[Begin INFORMATION PROVIDED]
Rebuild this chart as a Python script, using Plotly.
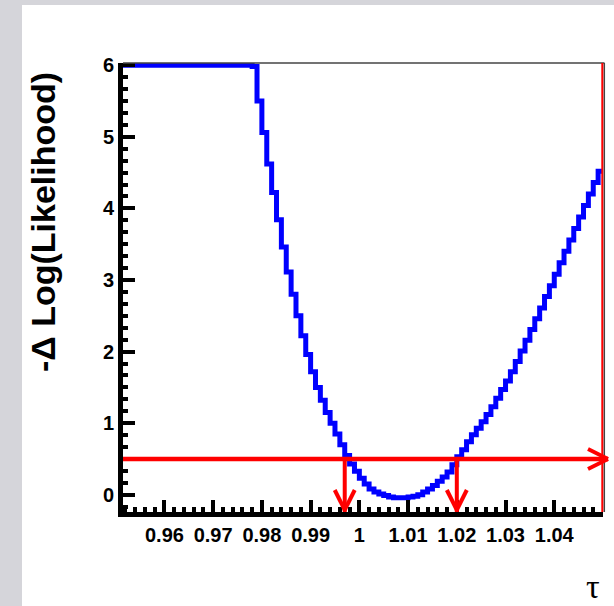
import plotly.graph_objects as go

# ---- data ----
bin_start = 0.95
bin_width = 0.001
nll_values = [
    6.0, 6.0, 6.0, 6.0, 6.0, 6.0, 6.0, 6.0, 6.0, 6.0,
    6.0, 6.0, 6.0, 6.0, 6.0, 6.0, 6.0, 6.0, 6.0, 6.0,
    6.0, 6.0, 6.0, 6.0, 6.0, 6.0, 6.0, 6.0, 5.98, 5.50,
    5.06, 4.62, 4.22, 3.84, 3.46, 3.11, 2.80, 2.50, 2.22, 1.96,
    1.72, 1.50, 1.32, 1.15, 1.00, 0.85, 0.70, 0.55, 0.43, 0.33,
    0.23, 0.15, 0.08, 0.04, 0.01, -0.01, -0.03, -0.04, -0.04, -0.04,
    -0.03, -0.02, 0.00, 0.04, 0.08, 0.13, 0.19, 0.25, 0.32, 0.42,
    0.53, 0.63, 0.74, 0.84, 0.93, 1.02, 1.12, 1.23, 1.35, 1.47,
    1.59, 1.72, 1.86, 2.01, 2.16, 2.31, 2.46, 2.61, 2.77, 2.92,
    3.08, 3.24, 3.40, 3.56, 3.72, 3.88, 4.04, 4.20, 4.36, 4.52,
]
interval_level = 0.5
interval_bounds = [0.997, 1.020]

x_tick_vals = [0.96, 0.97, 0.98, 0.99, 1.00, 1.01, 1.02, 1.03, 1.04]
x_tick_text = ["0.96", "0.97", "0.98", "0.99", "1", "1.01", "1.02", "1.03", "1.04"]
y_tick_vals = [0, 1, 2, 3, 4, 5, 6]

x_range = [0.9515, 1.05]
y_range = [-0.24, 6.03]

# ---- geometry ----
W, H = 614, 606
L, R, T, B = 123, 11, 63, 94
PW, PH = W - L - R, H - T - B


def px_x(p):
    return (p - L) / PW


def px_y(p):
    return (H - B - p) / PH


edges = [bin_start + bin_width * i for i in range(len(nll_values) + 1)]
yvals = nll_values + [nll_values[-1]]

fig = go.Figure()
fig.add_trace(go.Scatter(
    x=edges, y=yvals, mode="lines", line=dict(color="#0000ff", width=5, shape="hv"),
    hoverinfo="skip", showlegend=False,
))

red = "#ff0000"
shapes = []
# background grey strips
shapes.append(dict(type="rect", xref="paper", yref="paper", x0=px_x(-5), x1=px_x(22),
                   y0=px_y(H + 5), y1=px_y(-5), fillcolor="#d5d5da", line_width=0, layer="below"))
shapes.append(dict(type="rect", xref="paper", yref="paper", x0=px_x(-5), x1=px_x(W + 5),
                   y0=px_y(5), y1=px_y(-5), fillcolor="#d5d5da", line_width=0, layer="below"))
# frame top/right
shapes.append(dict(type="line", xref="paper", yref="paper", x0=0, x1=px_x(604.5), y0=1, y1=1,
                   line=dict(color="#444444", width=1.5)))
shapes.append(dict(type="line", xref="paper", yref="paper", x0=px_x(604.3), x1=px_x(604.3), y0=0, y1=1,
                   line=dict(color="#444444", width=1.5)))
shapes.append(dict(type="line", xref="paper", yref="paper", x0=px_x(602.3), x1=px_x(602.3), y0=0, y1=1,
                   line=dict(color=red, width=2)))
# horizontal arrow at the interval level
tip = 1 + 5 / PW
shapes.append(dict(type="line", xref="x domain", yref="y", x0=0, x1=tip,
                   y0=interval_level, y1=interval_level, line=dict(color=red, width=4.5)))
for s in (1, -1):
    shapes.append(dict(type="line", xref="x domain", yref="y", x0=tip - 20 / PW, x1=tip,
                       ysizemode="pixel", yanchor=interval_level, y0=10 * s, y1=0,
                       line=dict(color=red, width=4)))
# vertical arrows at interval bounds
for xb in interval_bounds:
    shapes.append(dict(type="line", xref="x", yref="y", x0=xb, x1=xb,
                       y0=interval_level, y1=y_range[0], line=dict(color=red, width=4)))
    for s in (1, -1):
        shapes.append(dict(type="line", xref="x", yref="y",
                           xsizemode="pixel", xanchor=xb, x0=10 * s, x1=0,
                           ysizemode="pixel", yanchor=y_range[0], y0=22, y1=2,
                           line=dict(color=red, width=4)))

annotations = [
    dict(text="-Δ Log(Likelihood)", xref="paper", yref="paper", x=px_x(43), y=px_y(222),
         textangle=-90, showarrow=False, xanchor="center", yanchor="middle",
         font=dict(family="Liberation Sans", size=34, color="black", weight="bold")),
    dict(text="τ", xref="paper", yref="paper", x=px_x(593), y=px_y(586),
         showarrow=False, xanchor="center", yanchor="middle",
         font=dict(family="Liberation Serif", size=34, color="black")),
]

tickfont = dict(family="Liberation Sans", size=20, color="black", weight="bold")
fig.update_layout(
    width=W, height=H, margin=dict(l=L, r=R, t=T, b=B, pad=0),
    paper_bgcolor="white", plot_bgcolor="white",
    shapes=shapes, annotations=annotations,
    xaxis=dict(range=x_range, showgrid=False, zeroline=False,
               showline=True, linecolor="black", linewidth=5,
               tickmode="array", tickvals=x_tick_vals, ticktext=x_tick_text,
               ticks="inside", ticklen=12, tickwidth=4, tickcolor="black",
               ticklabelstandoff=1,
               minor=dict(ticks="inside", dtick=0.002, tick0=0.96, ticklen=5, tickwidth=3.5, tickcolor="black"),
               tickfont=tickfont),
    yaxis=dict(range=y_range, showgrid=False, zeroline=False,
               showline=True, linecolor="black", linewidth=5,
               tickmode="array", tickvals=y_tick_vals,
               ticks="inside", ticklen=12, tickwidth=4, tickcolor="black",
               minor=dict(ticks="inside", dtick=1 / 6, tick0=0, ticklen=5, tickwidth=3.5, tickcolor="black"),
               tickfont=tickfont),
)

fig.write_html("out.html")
[End INFORMATION PROVIDED]
▶ [INSTRUCTIONS FOR THE TASK]:
Return the full material word for word. Do not include the pictures.

▶ [THE RESPONSE]:
Rebuild this chart as a Python script, using Plotly.
import plotly.graph_objects as go

# ---- data ----
bin_start = 0.95
bin_width = 0.001
nll_values = [
    6.0, 6.0, 6.0, 6.0, 6.0, 6.0, 6.0, 6.0, 6.0, 6.0,
    6.0, 6.0, 6.0, 6.0, 6.0, 6.0, 6.0, 6.0, 6.0, 6.0,
    6.0, 6.0, 6.0, 6.0, 6.0, 6.0, 6.0, 6.0, 5.98, 5.50,
    5.06, 4.62, 4.22, 3.84, 3.46, 3.11, 2.80, 2.50, 2.22, 1.96,
    1.72, 1.50, 1.32, 1.15, 1.00, 0.85, 0.70, 0.55, 0.43, 0.33,
    0.23, 0.15, 0.08, 0.04, 0.01, -0.01, -0.03, -0.04, -0.04, -0.04,
    -0.03, -0.02, 0.00, 0.04, 0.08, 0.13, 0.19, 0.25, 0.32, 0.42,
    0.53, 0.63, 0.74, 0.84, 0.93, 1.02, 1.12, 1.23, 1.35, 1.47,
    1.59, 1.72, 1.86, 2.01, 2.16, 2.31, 2.46, 2.61, 2.77, 2.92,
    3.08, 3.24, 3.40, 3.56, 3.72, 3.88, 4.04, 4.20, 4.36, 4.52,
]
interval_level = 0.5
interval_bounds = [0.997, 1.020]

x_tick_vals = [0.96, 0.97, 0.98, 0.99, 1.00, 1.01, 1.02, 1.03, 1.04]
x_tick_text = ["0.96", "0.97", "0.98", "0.99", "1", "1.01", "1.02", "1.03", "1.04"]
y_tick_vals = [0, 1, 2, 3, 4, 5, 6]

x_range = [0.9515, 1.05]
y_range = [-0.24, 6.03]

# ---- geometry ----
W, H = 614, 606
L, R, T, B = 123, 11, 63, 94
PW, PH = W - L - R, H - T - B


def px_x(p):
    return (p - L) / PW


def px_y(p):
    return (H - B - p) / PH


edges = [bin_start + bin_width * i for i in range(len(nll_values) + 1)]
yvals = nll_values + [nll_values[-1]]

fig = go.Figure()
fig.add_trace(go.Scatter(
    x=edges, y=yvals, mode="lines", line=dict(color="#0000ff", width=5, shape="hv"),
    hoverinfo="skip", showlegend=False,
))

red = "#ff0000"
shapes = []
# background grey strips
shapes.append(dict(type="rect", xref="paper", yref="paper", x0=px_x(-5), x1=px_x(22),
                   y0=px_y(H + 5), y1=px_y(-5), fillcolor="#d5d5da", line_width=0, layer="below"))
shapes.append(dict(type="rect", xref="paper", yref="paper", x0=px_x(-5), x1=px_x(W + 5),
                   y0=px_y(5), y1=px_y(-5), fillcolor="#d5d5da", line_width=0, layer="below"))
# frame top/right
shapes.append(dict(type="line", xref="paper", yref="paper", x0=0, x1=px_x(604.5), y0=1, y1=1,
                   line=dict(color="#444444", width=1.5)))
shapes.append(dict(type="line", xref="paper", yref="paper", x0=px_x(604.3), x1=px_x(604.3), y0=0, y1=1,
                   line=dict(color="#444444", width=1.5)))
shapes.append(dict(type="line", xref="paper", yref="paper", x0=px_x(602.3), x1=px_x(602.3), y0=0, y1=1,
                   line=dict(color=red, width=2)))
# horizontal arrow at the interval level
tip = 1 + 5 / PW
shapes.append(dict(type="line", xref="x domain", yref="y", x0=0, x1=tip,
                   y0=interval_level, y1=interval_level, line=dict(color=red, width=4.5)))
for s in (1, -1):
    shapes.append(dict(type="line", xref="x domain", yref="y", x0=tip - 20 / PW, x1=tip,
                       ysizemode="pixel", yanchor=interval_level, y0=10 * s, y1=0,
                       line=dict(color=red, width=4)))
# vertical arrows at interval bounds
for xb in interval_bounds:
    shapes.append(dict(type="line", xref="x", yref="y", x0=xb, x1=xb,
                       y0=interval_level, y1=y_range[0], line=dict(color=red, width=4)))
    for s in (1, -1):
        shapes.append(dict(type="line", xref="x", yref="y",
                           xsizemode="pixel", xanchor=xb, x0=10 * s, x1=0,
                           ysizemode="pixel", yanchor=y_range[0], y0=22, y1=2,
                           line=dict(color=red, width=4)))

annotations = [
    dict(text="-Δ Log(Likelihood)", xref="paper", yref="paper", x=px_x(43), y=px_y(222),
         textangle=-90, showarrow=False, xanchor="center", yanchor="middle",
         font=dict(family="Liberation Sans", size=34, color="black", weight="bold")),
    dict(text="τ", xref="paper", yref="paper", x=px_x(593), y=px_y(586),
         showarrow=False, xanchor="center", yanchor="middle",
         font=dict(family="Liberation Serif", size=34, color="black")),
]

tickfont = dict(family="Liberation Sans", size=20, color="black", weight="bold")
fig.update_layout(
    width=W, height=H, margin=dict(l=L, r=R, t=T, b=B, pad=0),
    paper_bgcolor="white", plot_bgcolor="white",
    shapes=shapes, annotations=annotations,
    xaxis=dict(range=x_range, showgrid=False, zeroline=False,
               showline=True, linecolor="black", linewidth=5,
               tickmode="array", tickvals=x_tick_vals, ticktext=x_tick_text,
               ticks="inside", ticklen=12, tickwidth=4, tickcolor="black",
               ticklabelstandoff=1,
               minor=dict(ticks="inside", dtick=0.002, tick0=0.96, ticklen=5, tickwidth=3.5, tickcolor="black"),
               tickfont=tickfont),
    yaxis=dict(range=y_range, showgrid=False, zeroline=False,
               showline=True, linecolor="black", linewidth=5,
               tickmode="array", tickvals=y_tick_vals,
               ticks="inside", ticklen=12, tickwidth=4, tickcolor="black",
               minor=dict(ticks="inside", dtick=1 / 6, tick0=0, ticklen=5, tickwidth=3.5, tickcolor="black"),
               tickfont=tickfont),
)

fig.write_html("out.html")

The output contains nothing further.